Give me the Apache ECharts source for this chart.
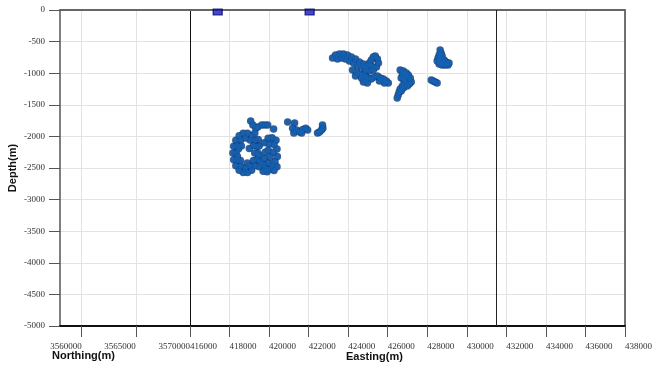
<!DOCTYPE html>
<html>
<head>
<meta charset="utf-8">
<script src="https://cdn.jsdelivr.net/npm/echarts@6/dist/echarts.min.js"></script>
<style>
  html, body { margin: 0; padding: 0; background: #ffffff; }
  #chart { width: 664px; height: 368px; }
</style>
</head>
<body>
<div id="chart"></div>
<script>
// Axis ranges and tick labels
const northingRange = [3558000, 3570000];
const northingTicks = [3560000, 3565000, 3570000];
const eastingRange = [416000, 438000];
const eastingStep = 2000;
const depthRange = [-5000, 0];
const depthStep = 500;
const boxEdgeEasting = 431500;

// Event locations [Easting (m), Depth (m)]
const southCluster = [
  // outer rim
  [419430, -2262], [419392, -2154], [419283, -2059], [419115, -1988], [418909, -1951],
  [418691, -1951], [418485, -1988], [418317, -2059], [418208, -2154], [418170, -2262],
  [418208, -2370], [418317, -2465], [418485, -2536], [418691, -2573], [418909, -2573],
  [419115, -2536], [419283, -2465], [419392, -2370],
  // inner rim
  [419272, -2262], [419209, -2144], [419036, -2057], [418800, -2025], [418564, -2057],
  [418391, -2144], [418328, -2262], [418391, -2380], [418564, -2467], [418800, -2499],
  [419036, -2467], [419209, -2380], [418400, -2320], [418450, -2200],
  // scattered interior events
  [418600, -2150], [419000, -2190], [418900, -2420], [418550, -2380],
  // central column
  [419450, -2050], [419500, -2150], [419480, -2300], [419550, -2400], [419500, -2480],
  // eastern lobe
  [419950, -2030], [420150, -2020], [420350, -2060], [420000, -2120], [420250, -2130],
  [420400, -2200], [419950, -2220], [420200, -2250], [420420, -2320], [420050, -2330],
  [420300, -2400], [419950, -2420], [420150, -2460], [420400, -2480], [420000, -2520],
  [420250, -2540], [419800, -2500], [419700, -2440], [419750, -2350], [419800, -2250],
  [419750, -2100], [419700, -2550], [419900, -2560],
  // upward tail
  [419070, -1756], [419180, -1820], [419330, -1867], [419280, -1946], [419430, -1851],
  [419630, -1820], [419780, -1820], [419930, -1820], [420230, -1883]
];
const midCluster = [
  [420940, -1772], [421290, -1788], [421190, -1870], [421390, -1900], [421250, -1946],
  [421540, -1930], [421700, -1890], [421850, -1870], [421950, -1900], [421650, -1946],
  [422700, -1820], [422450, -1946], [422550, -1930], [422650, -1900], [422720, -1870]
];
const northCluster = [
  [423210, -759], [423360, -712], [423560, -696], [423760, -696], [423960, -712],
  [424160, -744], [424370, -775], [424570, -823], [424770, -854], [423460, -775],
  [423660, -759], [423860, -775], [424060, -807], [424270, -838], [424470, -870],
  [424670, -902], [424870, -918], [424970, -886], [425070, -838], [425170, -791],
  [425270, -744], [425370, -728], [425480, -775], [425530, -838], [425430, -902],
  [425270, -949], [425070, -965], [424870, -965], [425170, -886],
  [424220, -949], [424420, -981], [424570, -1012], [424720, -1028], [424870, -1044],
  [425020, -1076], [425170, -1092], [425320, -1060], [425480, -1044], [425630, -1076],
  [425780, -1092], [425930, -1123], [426030, -1155], [425830, -1155], [425580, -1123],
  [424370, -1044], [424670, -1076], [424870, -1107], [424970, -1155], [424770, -1139]
];
const eastCluster = [
  [426630, -949], [426790, -965], [426940, -997], [426740, -1012], [426890, -1044],
  [427040, -1028], [427140, -1076], [427190, -1139], [427090, -1171], [426940, -1107],
  [426790, -1092], [426680, -1076], [426840, -1155], [426740, -1202], [426630, -1250],
  [426580, -1297], [426530, -1345], [426480, -1392], [426680, -1281], [426790, -1234],
  [426990, -1202]
];
const farEastCluster = [
  [428650, -633], [428700, -680], [428600, -712], [428750, -728], [428550, -759],
  [428700, -775], [428850, -791], [428500, -807], [428650, -823], [428800, -838],
  [428950, -823], [429100, -838], [429050, -870], [428900, -870], [428750, -870],
  [428600, -854],
  [428200, -1107], [428300, -1123], [428400, -1139], [428500, -1155]
];
const stations = [[417400, -32], [422050, -32]];

const events = [].concat(southCluster, midCluster, northCluster, eastCluster, farEastCluster);

const tickFont = { fontFamily: '"Liberation Serif", serif', fontSize: 9, color: '#333' };
const gridLine = { show: true, lineStyle: { color: '#e3e3e3', width: 1 } };
const plain = v => String(v);

const chart = echarts.init(document.getElementById('chart'), null, { renderer: 'canvas' });
chart.setOption({
  backgroundColor: '#ffffff',
  animation: false,
  grid: [
    { left: 60, top: 10, width: 130, height: 316 },
    { left: 190, top: 10, width: 435, height: 316 }
  ],
  xAxis: [
    {
      gridIndex: 0, type: 'value', position: 'bottom',
      min: northingRange[0], max: northingRange[1],
      axisLine: { show: true, onZero: false, lineStyle: { color: '#111', width: 2 } },
      axisTick: { show: true, customValues: northingTicks, length: 11, lineStyle: { color: '#555' } },
      axisLabel: Object.assign({ customValues: northingTicks, align: 'right', margin: 16, formatter: plain }, tickFont),
      splitLine: gridLine
    },
    {
      gridIndex: 1, type: 'value', position: 'bottom',
      min: eastingRange[0], max: eastingRange[1], interval: eastingStep,
      axisLine: { show: true, onZero: false, lineStyle: { color: '#111', width: 2 } },
      axisTick: { show: true, length: 11, lineStyle: { color: '#555' } },
      axisLabel: Object.assign({ align: 'left', margin: 16, formatter: plain, showMinLabel: true, showMaxLabel: true, hideOverlap: false }, tickFont),
      splitLine: gridLine
    },
    {
      gridIndex: 0, type: 'value', position: 'top',
      min: northingRange[0], max: northingRange[1],
      axisLine: { show: true, onZero: false, lineStyle: { color: '#666', width: 2 } },
      axisTick: { show: false }, axisLabel: { show: false }, splitLine: { show: false }
    },
    {
      gridIndex: 1, type: 'value', position: 'top',
      min: eastingRange[0], max: eastingRange[1],
      axisLine: { show: true, onZero: false, lineStyle: { color: '#666', width: 2 } },
      axisTick: { show: false }, axisLabel: { show: false }, splitLine: { show: false }
    }
  ],
  yAxis: [
    {
      gridIndex: 0, type: 'value', position: 'left',
      min: depthRange[0], max: depthRange[1], interval: depthStep,
      name: 'Depth(m)', nameLocation: 'middle', nameGap: 42,
      nameTextStyle: { fontFamily: '"Liberation Sans", Arial, sans-serif', fontWeight: 'bold', fontSize: 11, color: '#111' },
      axisLine: { show: true, onZero: false, lineStyle: { color: '#555', width: 1.5 } },
      axisTick: { show: true, length: 11, lineStyle: { color: '#555' } },
      axisLabel: Object.assign({ margin: 15, formatter: plain }, tickFont),
      splitLine: gridLine
    },
    {
      gridIndex: 1, type: 'value', position: 'left',
      min: depthRange[0], max: depthRange[1], interval: depthStep,
      axisLine: { show: true, onZero: false, lineStyle: { color: '#111', width: 1 } },
      axisTick: { show: false }, axisLabel: { show: false },
      splitLine: gridLine
    },
    {
      gridIndex: 1, type: 'value', position: 'right',
      min: depthRange[0], max: depthRange[1],
      axisLine: { show: true, onZero: false, lineStyle: { color: '#444', width: 1.5 } },
      axisTick: { show: false }, axisLabel: { show: false }, splitLine: { show: false }
    }
  ],
  graphic: [
    {
      type: 'text', left: 52, top: 350,
      style: { text: 'Northing(m)', fill: '#111', font: 'bold 11px "Liberation Sans Narrow", "Liberation Sans", Arial, sans-serif' }
    },
    {
      type: 'text', left: 346, top: 351,
      style: { text: 'Easting(m)', fill: '#111', font: 'bold 11px "Liberation Sans Narrow", "Liberation Sans", Arial, sans-serif' }
    }
  ],
  series: [
    {
      // dark outline layer of the event clouds
      type: 'scatter', xAxisIndex: 1, yAxisIndex: 1,
      data: events,
      symbolSize: 7.5,
      itemStyle: { color: '#0a3878' },
      markLine: {
        silent: true, symbol: 'none', label: { show: false },
        lineStyle: { color: '#222', width: 1, type: 'solid' },
        data: [{ xAxis: boxEdgeEasting }]
      }
    },
    {
      // fill layer of the event clouds
      type: 'scatter', xAxisIndex: 1, yAxisIndex: 1,
      data: events,
      symbolSize: 5.5,
      itemStyle: { color: '#1463b4' }
    },
    {
      type: 'scatter', xAxisIndex: 1, yAxisIndex: 1,
      data: stations,
      symbol: 'rect', symbolSize: [9, 6],
      itemStyle: { color: '#1a1ab8', borderColor: '#00006a', borderWidth: 1 }
    }
  ]
});
</script>
</body>
</html>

══════

_What is expected_
Repeat the listing above up to and including the line with "const boxEdgeEasting = 431500;", starting from its first line. Drop any pictures.

_Task answer_
Give me the Apache ECharts source for this chart.
<!DOCTYPE html>
<html>
<head>
<meta charset="utf-8">
<script src="https://cdn.jsdelivr.net/npm/echarts@6/dist/echarts.min.js"></script>
<style>
  html, body { margin: 0; padding: 0; background: #ffffff; }
  #chart { width: 664px; height: 368px; }
</style>
</head>
<body>
<div id="chart"></div>
<script>
// Axis ranges and tick labels
const northingRange = [3558000, 3570000];
const northingTicks = [3560000, 3565000, 3570000];
const eastingRange = [416000, 438000];
const eastingStep = 2000;
const depthRange = [-5000, 0];
const depthStep = 500;
const boxEdgeEasting = 431500;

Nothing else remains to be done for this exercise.